* Data shown:

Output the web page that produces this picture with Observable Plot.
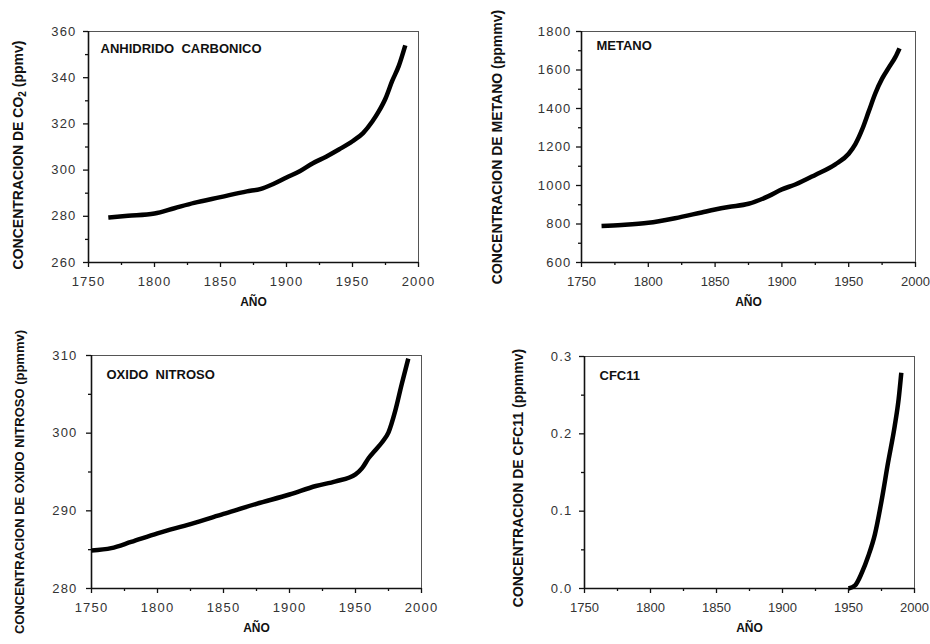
<!DOCTYPE html>
<html>
<head>
<meta charset="utf-8">
<script src="https://cdn.jsdelivr.net/npm/d3@7"></script>
<script src="https://cdn.jsdelivr.net/npm/@observablehq/plot@0.6"></script>
<style>
  html, body { margin: 0; padding: 0; background: #fff; }
  #root { position: relative; width: 930px; height: 644px; overflow: hidden; background: #fff;
          font-family: "Liberation Sans", Arial, Helvetica, sans-serif; }
  .panel { position: absolute; }
  .panel svg { overflow: visible; }
  .panel g[aria-label$="tick label"] text { letter-spacing: 1.2px; }
  .panel.right g[aria-label="x-axis tick label"] text { letter-spacing: 0px; }
  .ylab { position: absolute; white-space: nowrap; font-weight: bold; font-size: 14px; color: #111;
          transform: translate(-50%, -50%) rotate(-90deg); line-height: 1; }
  .ylab sub { font-size: 10px; vertical-align: -3px; }
</style>
</head>
<body>
<div id="root"></div>
<script>
// ---- data ----
const xTicks = [1750, 1800, 1850, 1900, 1950, 2000];
const xMinor = [1775, 1825, 1875, 1925, 1975];

const co2Years  = [1765, 1780, 1800, 1815, 1830, 1850, 1870, 1880, 1890, 1900, 1910, 1920, 1930, 1940, 1950, 1958, 1965, 1970, 1975, 1980, 1985, 1990];
const co2Values = [279.5, 280.2, 281.2, 283.5, 285.8, 288.3, 290.8, 291.8, 294, 296.8, 299.5, 303, 305.8, 309, 312.5, 316, 321, 325.5, 331, 338.5, 345, 354];
const co2Ticks = [260, 280, 300, 320, 340, 360];
const co2Minor = [270, 290, 310, 330, 350];

const ch4Years  = [1765, 1780, 1800, 1820, 1840, 1850, 1860, 1875, 1890, 1900, 1910, 1925, 1940, 1950, 1955, 1960, 1965, 1970, 1975, 1980, 1985, 1988];
const ch4Values = [790, 795, 806, 830, 860, 875, 888, 905, 945, 980, 1005, 1055, 1110, 1165, 1215, 1290, 1385, 1480, 1555, 1612, 1668, 1712];
const ch4Ticks = [600, 800, 1000, 1200, 1400, 1600, 1800];
const ch4Minor = [700, 900, 1100, 1300, 1500, 1700];

const n2oYears  = [1750, 1765, 1780, 1800, 1825, 1850, 1875, 1900, 1920, 1935, 1950, 1955, 1960, 1965, 1970, 1975, 1980, 1985, 1990];
const n2oValues = [284.9, 285.2, 286, 287.1, 288.3, 289.6, 290.9, 292.1, 293.2, 293.8, 294.7, 295.5, 296.8, 297.8, 298.8, 300.1, 302.8, 306.3, 309.6];
const n2oTicks = [280, 290, 300, 310];
const n2oMinor = [285, 295, 305];

const cfcYears  = [1950, 1955, 1960, 1965, 1970, 1975, 1980, 1985, 1988, 1990];
const cfcValues = [0, 0.004, 0.02, 0.042, 0.07, 0.113, 0.163, 0.21, 0.245, 0.279];
const cfcTicks = [0, 0.1, 0.2, 0.3];
const cfcMinor = [0.05, 0.15, 0.25];

const titles = ["ANHIDRIDO\u00a0\u00a0CARBONICO", "METANO", "OXIDO\u00a0\u00a0NITROSO", "CFC11"];
const xLabel = "AÑO";
const yLabels = [
  'CONCENTRACION DE CO<sub>2</sub> (ppmv)',
  'CONCENTRACION DE METANO (ppmmv)',
  'CONCENTRACION DE OXIDO NITROSO (ppmmv)',
  'CONCENTRACION DE CFC11 (ppmmv)'
];

// ---- layout ----
const panels = [
  {years: co2Years, values: co2Values, yTicks: co2Ticks, yMinor: co2Minor, fmt: d3.format("d"),
   left: 0, top: 0, mL: 88, mR: 47, mT: 31, mB: 60, tdx: 12, tdy: 17, pad: 7,
   labX: 19, labY: 155, labSize: 14, side: "left"},
  {years: ch4Years, values: ch4Values, yTicks: ch4Ticks, yMinor: ch4Minor, fmt: d3.format("d"),
   left: 465, top: 0, mL: 116, mR: 15, mT: 31, mB: 60, tdx: 15, tdy: 14, pad: 5,
   labX: 497, labY: 147, labSize: 14, side: "right"},
  {years: n2oYears, values: n2oValues, yTicks: n2oTicks, yMinor: n2oMinor, fmt: d3.format("d"),
   left: 0, top: 322, mL: 91, mR: 44, mT: 33, mB: 56, tdx: 15, tdy: 19, pad: 9,
   labX: 19, labY: 482, labSize: 13, side: "left"},
  {years: cfcYears, values: cfcValues, yTicks: cfcTicks, yMinor: cfcMinor, fmt: d3.format(".1f"),
   left: 465, top: 322, mL: 119, mR: 16, mT: 34, mB: 56, tdx: 15, tdy: 19, pad: 7,
   labX: 518, labY: 478, labSize: 14, side: "right"}
];

const root = document.getElementById("root");

panels.forEach((p, i) => {
  const data = p.years.map((y, k) => ({year: y, value: p.values[k]}));
  const yDomain = [p.yTicks[0], p.yTicks[p.yTicks.length - 1]];
  const chart = Plot.plot({
    width: 465,
    height: 322,
    marginLeft: p.mL, marginRight: p.mR, marginTop: p.mT, marginBottom: p.mB,
    style: {fontFamily: '"Liberation Sans", Arial, Helvetica, sans-serif', fontSize: "13px", background: "transparent", color: "#111"},
    x: {domain: [1750, 2000]},
    y: {domain: yDomain},
    marks: [
      Plot.frame({stroke: "#555", strokeWidth: 1}),
      Plot.axisX(xTicks, {tickSize: 5, tickPadding: 9, tickFormat: d3.format("d"), fontSize: 13, fill: "#333", label: null, strokeWidth: 1.3}),
      Plot.axisX(xMinor, {tickSize: 3, fill: "none", label: null, strokeWidth: 1.3}),
      Plot.axisY(p.yTicks, {tickSize: 5, tickPadding: p.pad, tickFormat: p.fmt, fontSize: 13, fill: "#333", label: null, strokeWidth: 1.3}),
      Plot.axisY(p.yMinor, {tickSize: 3, fill: "none", label: null, strokeWidth: 1.3}),
      Plot.ruleY([yDomain[0]], {stroke: "#111", strokeWidth: 1.6}),
      Plot.ruleX([1750], {stroke: "#111", strokeWidth: 1.6}),
      Plot.line(data, {x: "year", y: "value", curve: "monotone-x", stroke: "#000", strokeWidth: 4.5, strokeLinecap: "butt", strokeLinejoin: "round"}),
      Plot.text([titles[i]], {text: d => d, frameAnchor: "top-left", dx: p.tdx, dy: p.tdy, textAnchor: "start", lineAnchor: "middle", fontWeight: "bold", fontSize: 13, fill: "#111"}),
      Plot.text([xLabel], {text: d => d, frameAnchor: "bottom", dy: 40, lineAnchor: "middle", fontWeight: "bold", fontSize: 12, fill: "#111"})
    ]
  });
  const wrap = document.createElement("div");
  wrap.className = "panel " + p.side;
  wrap.style.left = p.left + "px";
  wrap.style.top = p.top + "px";
  wrap.appendChild(chart);
  root.appendChild(wrap);

  const lab = document.createElement("div");
  lab.className = "ylab";
  lab.style.left = p.labX + "px";
  lab.style.top = p.labY + "px";
  lab.style.fontSize = p.labSize + "px";
  lab.innerHTML = yLabels[i];
  root.appendChild(lab);
});
</script>
</body>
</html>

* To do: Transcribe the listing above verbatim. Omit the pictures.

* The reply:
Output the web page that produces this picture with Observable Plot.
<!DOCTYPE html>
<html>
<head>
<meta charset="utf-8">
<script src="https://cdn.jsdelivr.net/npm/d3@7"></script>
<script src="https://cdn.jsdelivr.net/npm/@observablehq/plot@0.6"></script>
<style>
  html, body { margin: 0; padding: 0; background: #fff; }
  #root { position: relative; width: 930px; height: 644px; overflow: hidden; background: #fff;
          font-family: "Liberation Sans", Arial, Helvetica, sans-serif; }
  .panel { position: absolute; }
  .panel svg { overflow: visible; }
  .panel g[aria-label$="tick label"] text { letter-spacing: 1.2px; }
  .panel.right g[aria-label="x-axis tick label"] text { letter-spacing: 0px; }
  .ylab { position: absolute; white-space: nowrap; font-weight: bold; font-size: 14px; color: #111;
          transform: translate(-50%, -50%) rotate(-90deg); line-height: 1; }
  .ylab sub { font-size: 10px; vertical-align: -3px; }
</style>
</head>
<body>
<div id="root"></div>
<script>
// ---- data ----
const xTicks = [1750, 1800, 1850, 1900, 1950, 2000];
const xMinor = [1775, 1825, 1875, 1925, 1975];

const co2Years  = [1765, 1780, 1800, 1815, 1830, 1850, 1870, 1880, 1890, 1900, 1910, 1920, 1930, 1940, 1950, 1958, 1965, 1970, 1975, 1980, 1985, 1990];
const co2Values = [279.5, 280.2, 281.2, 283.5, 285.8, 288.3, 290.8, 291.8, 294, 296.8, 299.5, 303, 305.8, 309, 312.5, 316, 321, 325.5, 331, 338.5, 345, 354];
const co2Ticks = [260, 280, 300, 320, 340, 360];
const co2Minor = [270, 290, 310, 330, 350];

const ch4Years  = [1765, 1780, 1800, 1820, 1840, 1850, 1860, 1875, 1890, 1900, 1910, 1925, 1940, 1950, 1955, 1960, 1965, 1970, 1975, 1980, 1985, 1988];
const ch4Values = [790, 795, 806, 830, 860, 875, 888, 905, 945, 980, 1005, 1055, 1110, 1165, 1215, 1290, 1385, 1480, 1555, 1612, 1668, 1712];
const ch4Ticks = [600, 800, 1000, 1200, 1400, 1600, 1800];
const ch4Minor = [700, 900, 1100, 1300, 1500, 1700];

const n2oYears  = [1750, 1765, 1780, 1800, 1825, 1850, 1875, 1900, 1920, 1935, 1950, 1955, 1960, 1965, 1970, 1975, 1980, 1985, 1990];
const n2oValues = [284.9, 285.2, 286, 287.1, 288.3, 289.6, 290.9, 292.1, 293.2, 293.8, 294.7, 295.5, 296.8, 297.8, 298.8, 300.1, 302.8, 306.3, 309.6];
const n2oTicks = [280, 290, 300, 310];
const n2oMinor = [285, 295, 305];

const cfcYears  = [1950, 1955, 1960, 1965, 1970, 1975, 1980, 1985, 1988, 1990];
const cfcValues = [0, 0.004, 0.02, 0.042, 0.07, 0.113, 0.163, 0.21, 0.245, 0.279];
const cfcTicks = [0, 0.1, 0.2, 0.3];
const cfcMinor = [0.05, 0.15, 0.25];

const titles = ["ANHIDRIDO\u00a0\u00a0CARBONICO", "METANO", "OXIDO\u00a0\u00a0NITROSO", "CFC11"];
const xLabel = "AÑO";
const yLabels = [
  'CONCENTRACION DE CO<sub>2</sub> (ppmv)',
  'CONCENTRACION DE METANO (ppmmv)',
  'CONCENTRACION DE OXIDO NITROSO (ppmmv)',
  'CONCENTRACION DE CFC11 (ppmmv)'
];

// ---- layout ----
const panels = [
  {years: co2Years, values: co2Values, yTicks: co2Ticks, yMinor: co2Minor, fmt: d3.format("d"),
   left: 0, top: 0, mL: 88, mR: 47, mT: 31, mB: 60, tdx: 12, tdy: 17, pad: 7,
   labX: 19, labY: 155, labSize: 14, side: "left"},
  {years: ch4Years, values: ch4Values, yTicks: ch4Ticks, yMinor: ch4Minor, fmt: d3.format("d"),
   left: 465, top: 0, mL: 116, mR: 15, mT: 31, mB: 60, tdx: 15, tdy: 14, pad: 5,
   labX: 497, labY: 147, labSize: 14, side: "right"},
  {years: n2oYears, values: n2oValues, yTicks: n2oTicks, yMinor: n2oMinor, fmt: d3.format("d"),
   left: 0, top: 322, mL: 91, mR: 44, mT: 33, mB: 56, tdx: 15, tdy: 19, pad: 9,
   labX: 19, labY: 482, labSize: 13, side: "left"},
  {years: cfcYears, values: cfcValues, yTicks: cfcTicks, yMinor: cfcMinor, fmt: d3.format(".1f"),
   left: 465, top: 322, mL: 119, mR: 16, mT: 34, mB: 56, tdx: 15, tdy: 19, pad: 7,
   labX: 518, labY: 478, labSize: 14, side: "right"}
];

const root = document.getElementById("root");

panels.forEach((p, i) => {
  const data = p.years.map((y, k) => ({year: y, value: p.values[k]}));
  const yDomain = [p.yTicks[0], p.yTicks[p.yTicks.length - 1]];
  const chart = Plot.plot({
    width: 465,
    height: 322,
    marginLeft: p.mL, marginRight: p.mR, marginTop: p.mT, marginBottom: p.mB,
    style: {fontFamily: '"Liberation Sans", Arial, Helvetica, sans-serif', fontSize: "13px", background: "transparent", color: "#111"},
    x: {domain: [1750, 2000]},
    y: {domain: yDomain},
    marks: [
      Plot.frame({stroke: "#555", strokeWidth: 1}),
      Plot.axisX(xTicks, {tickSize: 5, tickPadding: 9, tickFormat: d3.format("d"), fontSize: 13, fill: "#333", label: null, strokeWidth: 1.3}),
      Plot.axisX(xMinor, {tickSize: 3, fill: "none", label: null, strokeWidth: 1.3}),
      Plot.axisY(p.yTicks, {tickSize: 5, tickPadding: p.pad, tickFormat: p.fmt, fontSize: 13, fill: "#333", label: null, strokeWidth: 1.3}),
      Plot.axisY(p.yMinor, {tickSize: 3, fill: "none", label: null, strokeWidth: 1.3}),
      Plot.ruleY([yDomain[0]], {stroke: "#111", strokeWidth: 1.6}),
      Plot.ruleX([1750], {stroke: "#111", strokeWidth: 1.6}),
      Plot.line(data, {x: "year", y: "value", curve: "monotone-x", stroke: "#000", strokeWidth: 4.5, strokeLinecap: "butt", strokeLinejoin: "round"}),
      Plot.text([titles[i]], {text: d => d, frameAnchor: "top-left", dx: p.tdx, dy: p.tdy, textAnchor: "start", lineAnchor: "middle", fontWeight: "bold", fontSize: 13, fill: "#111"}),
      Plot.text([xLabel], {text: d => d, frameAnchor: "bottom", dy: 40, lineAnchor: "middle", fontWeight: "bold", fontSize: 12, fill: "#111"})
    ]
  });
  const wrap = document.createElement("div");
  wrap.className = "panel " + p.side;
  wrap.style.left = p.left + "px";
  wrap.style.top = p.top + "px";
  wrap.appendChild(chart);
  root.appendChild(wrap);

  const lab = document.createElement("div");
  lab.className = "ylab";
  lab.style.left = p.labX + "px";
  lab.style.top = p.labY + "px";
  lab.style.fontSize = p.labSize + "px";
  lab.innerHTML = yLabels[i];
  root.appendChild(lab);
});
</script>
</body>
</html>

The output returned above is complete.